Laila G. Navarro, MSN, RN, VHA-CM, director of telehealth services for RFU’s neighboring VA clinical partner, Captain James A. Lovell Federal Health Care Center, describes a systemic approach to digital access — one that embeds support into the system rather than shifting responsibility onto patients. In her role overseeing virtual health programs, Ms. Navarro helps operationalize the VA’s long-standing recognition that digital access is a prerequisite for care. Central to this effort is the VA’s Digital Divide Consult, a referral embedded directly into the medical record that allows providers to trigger a structured assessment by a social worker when a veteran lacks connectivity, devices or digital confidence. Depending on need and eligibility, veterans may be connected to subsidized broadband through the Federal Communications Commission’s Lifeline program or issued a VA–loaned tablet with data included, followed by hands-on setup, test calls and ongoing technical support.
“The goal is empowerment,” Ms. Navarro explains, ensuring veterans know both that they have a choice in how care is delivered and that help is available when technology fails or skills lapse. By keeping the burden of technology within the institution, rather than on older adults managing illness, disability or distance, this model restores what Ms. Navarro calls the ability to “pivot the power” back to patients, allowing telehealth to function as an access point rather than another gatekeeper.
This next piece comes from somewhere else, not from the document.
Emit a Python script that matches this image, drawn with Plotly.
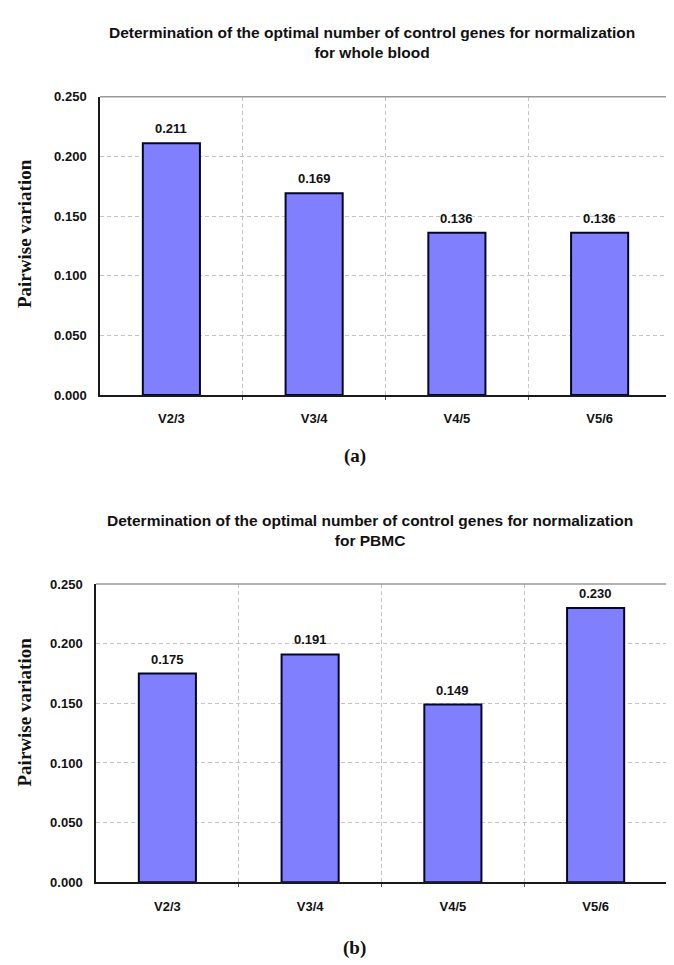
import plotly.graph_objects as go

categories = ["V2/3", "V3/4", "V4/5", "V5/6"]
whole_blood = [0.211, 0.169, 0.136, 0.136]
pbmc = [0.175, 0.191, 0.149, 0.230]
titles = [
    "Determination of the optimal number of control genes for normalization<br>for whole blood",
    "Determination of the optimal number of control genes for normalization<br>for PBMC",
]
panel_labels = ["(a)", "(b)"]
y_ticks = [0.0, 0.05, 0.10, 0.15, 0.20, 0.25]

W, H = 674, 965
BAR_COLOR = "#8080FF"
SANS = "Liberation Sans, Arial, sans-serif"
SERIF = "Liberation Serif, Times New Roman, serif"
TXT = "#111111"

fig = go.Figure()

panels = [
    dict(vals=whole_blood, x0=92, x1=663, y0=83, y1=386, tx=364, ty=7,
         lab_y=448, ytc=222, xa="x", ya="y"),
    dict(vals=pbmc, x0=88, x1=659, y0=578, y1=881, tx=362, ty=503,
         lab_y=948, ytc=708, xa="x2", ya="y2"),
]

xpos = list(range(len(categories)))
annotations = []
for i, p in enumerate(panels):
    fig.add_trace(go.Bar(
        x=xpos, y=p["vals"], width=0.4,
        marker=dict(color=BAR_COLOR, line=dict(color="#05052a", width=2)),
        showlegend=False, hoverinfo="skip",
        xaxis=p["xa"], yaxis=p["ya"],
    ))
    for xv, v in zip(xpos, p["vals"]):
        annotations.append(dict(
            text=f"{v:.3f}", x=xv, y=v, xref=p["xa"], yref=p["ya"],
            xanchor="center", yanchor="bottom", yshift=5, showarrow=False,
            font=dict(family=SANS, size=13, color=TXT, weight="bold"),
        ))
    xk = "xaxis" if i == 0 else "xaxis2"
    yk = "yaxis" if i == 0 else "yaxis2"
    fig.layout[xk] = dict(
        domain=[p["x0"] / W, p["x1"] / W], anchor=p["ya"],
        range=[-0.5, 3.5], tickvals=xpos, ticktext=categories,
        tickfont=dict(family=SANS, size=13, color=TXT, weight="bold"),
        showgrid=False, zeroline=False,
        showline=True, linecolor="#1a1a1a", linewidth=1.5, mirror=False,
        ticks="", ticklabelstandoff=11,
        minor=dict(tickvals=[0.5, 1.5, 2.5], showgrid=True, gridcolor="#c4c4c4",
                   griddash="4px,3px", gridwidth=1, ticks="outside", ticklen=3,
                   tickcolor="#555555", tickwidth=1),
    )
    fig.layout[yk] = dict(
        domain=[1 - p["y1"] / H, 1 - p["y0"] / H], anchor=p["xa"],
        range=[0, 0.25], tickvals=y_ticks, tickformat=".3f",
        tickfont=dict(family=SANS, size=13, color=TXT, weight="bold"),
        showgrid=True, gridcolor="#c4c4c4", griddash="4px,3px", gridwidth=1,
        zeroline=False, showline=True, linecolor="#1a1a1a", linewidth=1.5,
        ticks="", ticklabelstandoff=9,
    )
    # top and right frame (lighter grey)
    fig.add_shape(type="line", xref=f"{p['xa']} domain", yref=f"{p['ya']} domain",
                  x0=0, x1=1, y0=1, y1=1, line=dict(color="#999999", width=1.5))
    fig.add_shape(type="line", xref=f"{p['xa']} domain", yref=f"{p['ya']} domain",
                  x0=1, x1=1, y0=0, y1=1, line=dict(color="#999999", width=1.5))

    annotations.append(dict(
        text=titles[i], x=p["tx"] / W, y=1 - p["ty"] / H,
        xref="paper", yref="paper", xanchor="center", yanchor="top",
        showarrow=False, align="center",
        font=dict(family=SANS, size=15.5, color=TXT, weight="bold"),
    ))
    annotations.append(dict(
        text="Pairwise variation", x=16.5 / W, y=1 - p["ytc"] / H,
        xref="paper", yref="paper", xanchor="center", yanchor="middle", textangle=-90,
        showarrow=False, font=dict(family=SERIF, size=19, color=TXT, weight="bold"),
    ))
    annotations.append(dict(
        text=panel_labels[i], x=347 / W, y=1 - p["lab_y"] / H,
        xref="paper", yref="paper", xanchor="center", yanchor="middle",
        showarrow=False, font=dict(family=SERIF, size=19, color=TXT, weight="bold"),
    ))

fig.update_layout(
    width=W, height=H, margin=dict(l=0, r=0, t=0, b=0),
    paper_bgcolor="white", plot_bgcolor="white",
    annotations=annotations,
)

fig.write_html("out.html")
The experiences of older adults navigating digital health systems is the predictable outcome of systems designed without the most vulnerable users in mind. Healthcare professionals and organizations large and small are finding ways to ameliorate the current state of disconnectedness among older adults. As health care continues on its digital path, the critical question is no longer whether technology will shape access, but how we can design and support ways that include older adults rather than leaving them disconnected.